> YOUR GOAL
In the data below, find every line with the string "page" and pull it out.
### DATASET ROWS ###
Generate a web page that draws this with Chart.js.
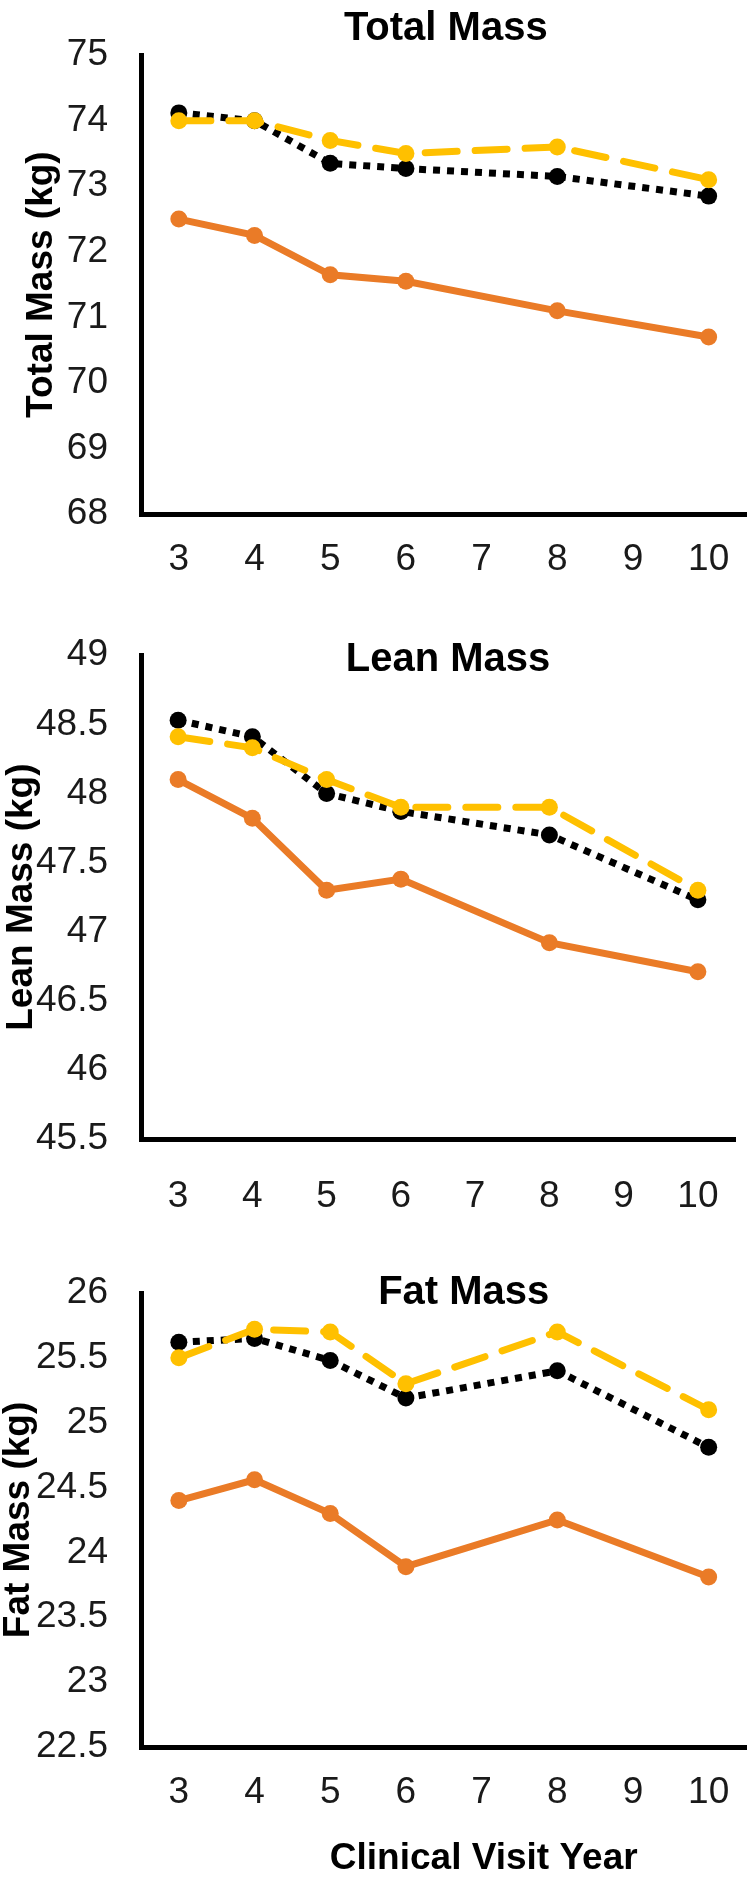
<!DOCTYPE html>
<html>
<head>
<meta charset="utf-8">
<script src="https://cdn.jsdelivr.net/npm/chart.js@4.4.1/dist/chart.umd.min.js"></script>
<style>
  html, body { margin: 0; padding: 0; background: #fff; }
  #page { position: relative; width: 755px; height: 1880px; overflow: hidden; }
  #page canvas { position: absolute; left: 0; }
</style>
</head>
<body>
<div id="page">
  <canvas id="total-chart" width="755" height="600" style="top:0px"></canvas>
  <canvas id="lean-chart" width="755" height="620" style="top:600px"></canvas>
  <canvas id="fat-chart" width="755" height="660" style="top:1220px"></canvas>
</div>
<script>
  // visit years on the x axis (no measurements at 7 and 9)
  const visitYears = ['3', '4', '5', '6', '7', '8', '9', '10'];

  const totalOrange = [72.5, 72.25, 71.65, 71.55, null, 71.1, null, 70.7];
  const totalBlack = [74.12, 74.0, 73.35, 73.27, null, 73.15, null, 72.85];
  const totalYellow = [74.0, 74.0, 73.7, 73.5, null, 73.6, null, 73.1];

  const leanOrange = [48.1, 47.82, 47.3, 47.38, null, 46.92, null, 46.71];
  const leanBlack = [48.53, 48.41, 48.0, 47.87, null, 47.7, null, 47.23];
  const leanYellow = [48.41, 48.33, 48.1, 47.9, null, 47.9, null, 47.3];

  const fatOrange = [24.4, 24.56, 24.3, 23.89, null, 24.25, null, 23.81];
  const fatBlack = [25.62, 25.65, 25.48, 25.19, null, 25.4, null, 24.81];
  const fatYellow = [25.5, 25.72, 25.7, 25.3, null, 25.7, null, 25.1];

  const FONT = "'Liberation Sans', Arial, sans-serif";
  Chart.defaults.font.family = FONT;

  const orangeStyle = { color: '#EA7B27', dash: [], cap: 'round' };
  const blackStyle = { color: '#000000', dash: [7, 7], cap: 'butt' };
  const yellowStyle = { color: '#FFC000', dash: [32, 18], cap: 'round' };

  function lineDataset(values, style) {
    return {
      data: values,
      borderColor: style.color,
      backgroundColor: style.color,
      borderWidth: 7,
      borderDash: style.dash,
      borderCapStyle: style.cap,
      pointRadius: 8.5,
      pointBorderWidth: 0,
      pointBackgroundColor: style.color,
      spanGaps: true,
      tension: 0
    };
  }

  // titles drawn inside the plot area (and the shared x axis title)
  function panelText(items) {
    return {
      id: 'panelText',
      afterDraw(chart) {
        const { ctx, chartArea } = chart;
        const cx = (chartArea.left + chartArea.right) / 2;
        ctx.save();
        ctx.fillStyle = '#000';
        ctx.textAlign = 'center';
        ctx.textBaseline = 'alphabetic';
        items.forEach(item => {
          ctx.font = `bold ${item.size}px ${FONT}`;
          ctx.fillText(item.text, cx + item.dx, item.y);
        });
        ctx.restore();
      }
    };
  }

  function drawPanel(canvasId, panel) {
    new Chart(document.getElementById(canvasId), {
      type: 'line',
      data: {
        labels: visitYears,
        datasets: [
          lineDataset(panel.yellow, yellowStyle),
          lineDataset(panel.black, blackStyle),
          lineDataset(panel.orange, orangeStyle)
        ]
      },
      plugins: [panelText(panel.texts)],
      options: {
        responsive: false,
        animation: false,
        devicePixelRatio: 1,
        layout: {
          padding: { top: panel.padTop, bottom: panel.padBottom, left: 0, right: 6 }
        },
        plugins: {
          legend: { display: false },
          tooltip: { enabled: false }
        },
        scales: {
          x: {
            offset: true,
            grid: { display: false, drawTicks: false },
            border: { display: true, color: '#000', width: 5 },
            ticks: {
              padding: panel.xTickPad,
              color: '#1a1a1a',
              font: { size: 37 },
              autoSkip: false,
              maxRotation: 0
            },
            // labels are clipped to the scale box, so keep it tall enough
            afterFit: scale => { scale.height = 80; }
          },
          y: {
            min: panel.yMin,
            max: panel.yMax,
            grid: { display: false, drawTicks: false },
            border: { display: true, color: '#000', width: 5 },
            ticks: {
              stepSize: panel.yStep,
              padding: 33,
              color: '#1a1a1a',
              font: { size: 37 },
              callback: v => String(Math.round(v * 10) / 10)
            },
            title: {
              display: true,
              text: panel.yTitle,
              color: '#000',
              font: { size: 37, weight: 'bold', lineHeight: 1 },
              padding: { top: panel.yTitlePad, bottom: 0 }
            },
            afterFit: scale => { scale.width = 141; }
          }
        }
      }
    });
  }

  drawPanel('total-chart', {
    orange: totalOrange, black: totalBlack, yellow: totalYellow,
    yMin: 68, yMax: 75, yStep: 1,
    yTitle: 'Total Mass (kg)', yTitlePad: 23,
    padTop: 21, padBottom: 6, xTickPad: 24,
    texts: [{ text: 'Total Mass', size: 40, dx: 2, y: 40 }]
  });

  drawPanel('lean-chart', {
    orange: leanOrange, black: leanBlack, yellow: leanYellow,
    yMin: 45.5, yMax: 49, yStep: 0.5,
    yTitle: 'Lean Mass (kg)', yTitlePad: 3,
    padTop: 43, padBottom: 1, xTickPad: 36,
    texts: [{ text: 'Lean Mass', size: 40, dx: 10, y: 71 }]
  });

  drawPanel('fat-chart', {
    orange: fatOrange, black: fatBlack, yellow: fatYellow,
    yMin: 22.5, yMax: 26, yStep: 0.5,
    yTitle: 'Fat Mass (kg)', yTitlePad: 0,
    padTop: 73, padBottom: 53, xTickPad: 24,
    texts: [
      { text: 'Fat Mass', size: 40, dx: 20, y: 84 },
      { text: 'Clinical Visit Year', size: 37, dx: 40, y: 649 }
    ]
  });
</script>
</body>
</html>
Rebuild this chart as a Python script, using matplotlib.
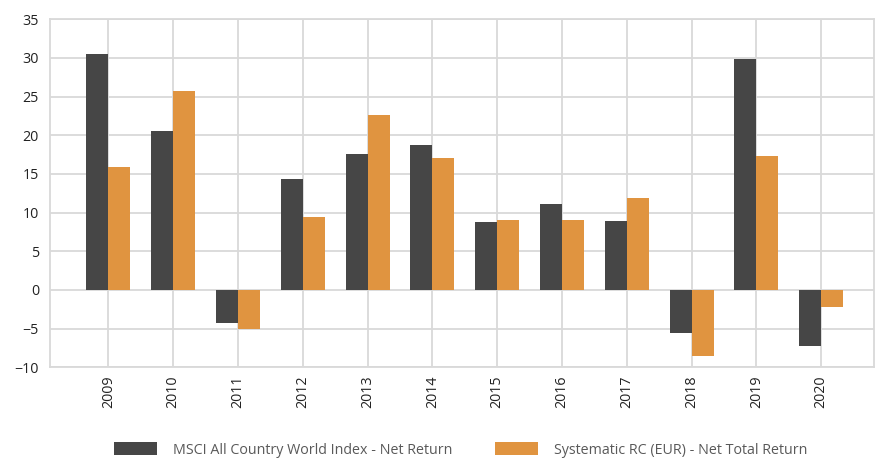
###
> REPLY TO THE EXERCISE
Generate a web page that draws this with Chart.js.
  #page { position: relative; width: 755px; height: 1880px; overflow: hidden; }
  #page canvas { position: absolute; left: 0; }
<div id="page">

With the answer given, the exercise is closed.